Nonie Darwish is obviously a well informed observer and she
reflects the necessity of having low expectations regarding the possible
outcomes for the revolt underway in Eygpt.
Perhaps the least likely outcome will be the rise of a democratically
oriented assemblage of political parties.
Most likely we will see Mubarak and the army knock down this
particular revolt. Right now they are
simply seeing who hits the bricks before they come in swinging. It will also be
very tempting to let the Muslim brotherhood emerge fully before they are
suppressed. In the meantime, I see no
evidence that Mubarak or the army has lost its composure. That is not a good omen if you are on the
street throwing rocks.
There is plenty of evidence that the US administration has lost its
composure and is perhaps rattled.
The best result of all this would be for Mubarak to take
heed and to establish proper electoral systems able to outlive him and
naturally diminish the radicals.
The worst possible result would be for the radicals to seize
power and trigger a war with Israel
after tearing up the peace treaty.
What I do not see emerging at this time is a government able
to renounce the regime established by Sharia law and establish modern
systems. No one there seems to even
understand this can be done and should be done.

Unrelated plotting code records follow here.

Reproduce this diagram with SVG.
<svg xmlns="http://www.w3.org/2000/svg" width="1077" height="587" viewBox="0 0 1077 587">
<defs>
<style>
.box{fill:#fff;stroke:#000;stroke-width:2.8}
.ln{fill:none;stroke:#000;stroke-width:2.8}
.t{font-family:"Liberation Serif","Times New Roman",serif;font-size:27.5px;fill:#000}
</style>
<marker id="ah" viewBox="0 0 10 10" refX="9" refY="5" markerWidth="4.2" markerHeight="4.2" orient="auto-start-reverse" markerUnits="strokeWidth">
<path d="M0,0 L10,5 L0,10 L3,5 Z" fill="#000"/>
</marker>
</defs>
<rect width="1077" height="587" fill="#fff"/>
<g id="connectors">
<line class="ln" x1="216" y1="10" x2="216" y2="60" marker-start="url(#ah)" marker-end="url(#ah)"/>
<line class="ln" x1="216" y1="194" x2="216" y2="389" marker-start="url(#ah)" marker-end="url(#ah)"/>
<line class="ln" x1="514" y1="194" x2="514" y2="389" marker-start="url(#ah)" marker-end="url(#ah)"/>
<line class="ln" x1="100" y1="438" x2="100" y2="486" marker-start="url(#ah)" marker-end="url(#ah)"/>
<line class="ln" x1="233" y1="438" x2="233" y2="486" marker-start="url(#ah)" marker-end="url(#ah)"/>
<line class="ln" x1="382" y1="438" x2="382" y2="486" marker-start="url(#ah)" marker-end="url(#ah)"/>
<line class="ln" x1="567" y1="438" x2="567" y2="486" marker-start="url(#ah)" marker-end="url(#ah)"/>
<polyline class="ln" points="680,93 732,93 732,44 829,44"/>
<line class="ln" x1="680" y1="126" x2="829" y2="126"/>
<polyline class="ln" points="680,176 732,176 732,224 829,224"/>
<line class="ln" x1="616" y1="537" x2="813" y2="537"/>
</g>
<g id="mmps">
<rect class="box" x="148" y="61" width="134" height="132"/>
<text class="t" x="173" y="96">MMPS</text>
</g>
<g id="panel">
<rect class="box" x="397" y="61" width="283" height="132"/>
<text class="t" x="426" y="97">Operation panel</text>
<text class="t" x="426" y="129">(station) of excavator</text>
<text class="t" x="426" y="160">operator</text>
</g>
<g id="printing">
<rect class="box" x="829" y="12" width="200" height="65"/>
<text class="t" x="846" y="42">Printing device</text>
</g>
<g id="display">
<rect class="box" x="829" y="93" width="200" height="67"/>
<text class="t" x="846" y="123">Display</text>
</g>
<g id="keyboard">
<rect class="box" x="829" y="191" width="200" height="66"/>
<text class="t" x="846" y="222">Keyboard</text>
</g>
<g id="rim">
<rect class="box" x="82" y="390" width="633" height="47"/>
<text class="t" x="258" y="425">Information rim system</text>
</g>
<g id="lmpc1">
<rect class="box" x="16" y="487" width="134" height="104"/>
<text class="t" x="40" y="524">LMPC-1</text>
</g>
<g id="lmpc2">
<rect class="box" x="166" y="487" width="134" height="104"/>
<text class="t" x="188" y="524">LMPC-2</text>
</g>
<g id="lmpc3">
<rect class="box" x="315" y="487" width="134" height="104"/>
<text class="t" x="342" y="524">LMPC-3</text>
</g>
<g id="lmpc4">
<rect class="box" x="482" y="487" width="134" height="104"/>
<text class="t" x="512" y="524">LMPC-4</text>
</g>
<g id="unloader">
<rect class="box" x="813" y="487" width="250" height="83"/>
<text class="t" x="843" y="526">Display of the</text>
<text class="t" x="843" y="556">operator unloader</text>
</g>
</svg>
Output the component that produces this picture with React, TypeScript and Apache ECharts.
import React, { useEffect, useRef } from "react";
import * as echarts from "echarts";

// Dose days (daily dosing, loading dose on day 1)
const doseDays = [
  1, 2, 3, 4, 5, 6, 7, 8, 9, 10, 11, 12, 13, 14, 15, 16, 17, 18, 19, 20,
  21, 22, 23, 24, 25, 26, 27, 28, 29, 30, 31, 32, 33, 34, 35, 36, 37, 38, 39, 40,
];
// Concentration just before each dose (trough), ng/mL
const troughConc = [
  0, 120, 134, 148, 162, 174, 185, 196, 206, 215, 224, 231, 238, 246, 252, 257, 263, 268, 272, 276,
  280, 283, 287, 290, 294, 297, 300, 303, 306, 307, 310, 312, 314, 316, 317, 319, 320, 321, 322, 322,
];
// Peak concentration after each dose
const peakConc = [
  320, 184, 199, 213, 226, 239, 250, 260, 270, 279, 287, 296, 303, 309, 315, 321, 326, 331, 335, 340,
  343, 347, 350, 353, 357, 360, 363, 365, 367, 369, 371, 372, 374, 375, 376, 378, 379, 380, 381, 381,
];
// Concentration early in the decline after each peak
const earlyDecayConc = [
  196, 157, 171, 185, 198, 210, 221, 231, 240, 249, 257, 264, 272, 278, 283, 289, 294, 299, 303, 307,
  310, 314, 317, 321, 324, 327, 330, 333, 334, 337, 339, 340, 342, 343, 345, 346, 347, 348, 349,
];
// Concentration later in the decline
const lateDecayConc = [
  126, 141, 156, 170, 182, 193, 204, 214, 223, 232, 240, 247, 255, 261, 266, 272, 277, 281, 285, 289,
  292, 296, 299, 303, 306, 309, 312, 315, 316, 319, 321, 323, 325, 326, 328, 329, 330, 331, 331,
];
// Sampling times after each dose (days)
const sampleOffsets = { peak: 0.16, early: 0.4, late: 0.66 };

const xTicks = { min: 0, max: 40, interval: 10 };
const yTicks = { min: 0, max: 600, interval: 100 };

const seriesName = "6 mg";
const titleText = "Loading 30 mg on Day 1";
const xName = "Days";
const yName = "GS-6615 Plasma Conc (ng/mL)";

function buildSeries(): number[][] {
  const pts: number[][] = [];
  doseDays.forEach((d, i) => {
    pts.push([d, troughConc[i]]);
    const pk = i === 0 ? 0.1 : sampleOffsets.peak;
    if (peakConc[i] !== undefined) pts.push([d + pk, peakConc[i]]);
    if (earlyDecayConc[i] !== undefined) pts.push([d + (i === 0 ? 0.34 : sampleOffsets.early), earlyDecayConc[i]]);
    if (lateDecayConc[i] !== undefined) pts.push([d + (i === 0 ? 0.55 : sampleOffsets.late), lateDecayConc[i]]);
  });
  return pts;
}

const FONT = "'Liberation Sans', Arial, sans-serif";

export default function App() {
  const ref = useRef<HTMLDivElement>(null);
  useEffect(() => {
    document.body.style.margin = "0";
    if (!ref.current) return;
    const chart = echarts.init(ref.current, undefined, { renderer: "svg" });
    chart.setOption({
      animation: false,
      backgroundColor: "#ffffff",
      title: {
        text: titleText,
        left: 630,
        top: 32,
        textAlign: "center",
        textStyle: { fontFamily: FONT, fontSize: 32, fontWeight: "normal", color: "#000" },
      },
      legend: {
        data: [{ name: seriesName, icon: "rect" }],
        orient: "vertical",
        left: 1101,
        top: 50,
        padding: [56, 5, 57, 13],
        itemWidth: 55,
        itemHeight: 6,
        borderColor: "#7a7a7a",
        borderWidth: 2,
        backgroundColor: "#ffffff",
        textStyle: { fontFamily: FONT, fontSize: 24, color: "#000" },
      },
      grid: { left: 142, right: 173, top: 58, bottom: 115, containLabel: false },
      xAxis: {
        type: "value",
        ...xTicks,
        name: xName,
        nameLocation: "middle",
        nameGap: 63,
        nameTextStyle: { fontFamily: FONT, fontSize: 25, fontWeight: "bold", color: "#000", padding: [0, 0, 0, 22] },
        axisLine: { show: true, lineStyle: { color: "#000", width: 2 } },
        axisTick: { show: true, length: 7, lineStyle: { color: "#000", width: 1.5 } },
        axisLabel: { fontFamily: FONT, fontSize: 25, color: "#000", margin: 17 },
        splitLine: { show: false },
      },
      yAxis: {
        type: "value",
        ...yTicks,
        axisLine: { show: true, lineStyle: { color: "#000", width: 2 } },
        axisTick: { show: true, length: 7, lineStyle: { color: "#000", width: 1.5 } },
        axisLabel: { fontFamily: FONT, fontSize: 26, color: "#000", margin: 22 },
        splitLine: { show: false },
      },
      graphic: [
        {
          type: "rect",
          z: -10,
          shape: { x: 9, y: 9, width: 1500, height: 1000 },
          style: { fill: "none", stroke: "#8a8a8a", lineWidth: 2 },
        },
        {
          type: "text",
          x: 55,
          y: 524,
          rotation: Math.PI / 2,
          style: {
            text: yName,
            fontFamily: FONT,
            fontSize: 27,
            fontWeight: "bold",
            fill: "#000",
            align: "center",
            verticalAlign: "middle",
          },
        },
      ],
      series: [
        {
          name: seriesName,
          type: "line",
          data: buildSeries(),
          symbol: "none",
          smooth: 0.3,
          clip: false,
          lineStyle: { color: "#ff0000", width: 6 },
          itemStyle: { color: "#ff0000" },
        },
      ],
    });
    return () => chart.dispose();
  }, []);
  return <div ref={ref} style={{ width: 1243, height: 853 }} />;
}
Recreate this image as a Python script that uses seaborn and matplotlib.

As Nonie makes it so clear, we are looking for bad or worse.
Dictatorships and Revolutions
The pressure in Egypt
has been building for a long time and has now finally exploded – inspired
by the events in Tunisia .
The fact that the Egyptian government has been taken by surprise is a sign of
how disconnected the regime has become from the reality on the ground. Mubarak
has wasted many opportunities to transfer power to another administration
peacefully. He could have gone down in history as the first
Arab leader to conduct a fair election, but instead, he kept ignoring
the inevitable and kept re-electing himself for 30 years, followed by grooming
his son to take over. Now he will go down in history as just another Arab
tyrant in the dysfunctional political history of the Muslim world.
Having been born and raised in the Muslim faith during the generation
of the 1952 Egyptian revolution, in which my father held a prominent role in
the Nasser revolutionary government
of that time, I see things repeating themselves. The Nasser
52 revolution promised freedom, democracy, Arab Nationalism and self-rule.
Nasser toppled what he called the tyrant King Farouk, promised a new era of
freedom, democracy and prosperity, but ended up giving Egyptians more of the
same. The era of Nasser was one of the most
oppressive periods in Egyptian history, ushering in a long period of wars,
socialism, poverty, illiteracy, and a police state.
Judging from Arab history, revolutions do not necessarily bring about
democracy or freedom. Will the current Egyptian uprising bring what it was
intending to bring? Or will it end up in a vicious cycle of uprising and
tyranny following the footsteps of the earlier 52 revolution? In a recent poll,
over 70% of Egyptians stated that they want to live under Sharia Islamic law.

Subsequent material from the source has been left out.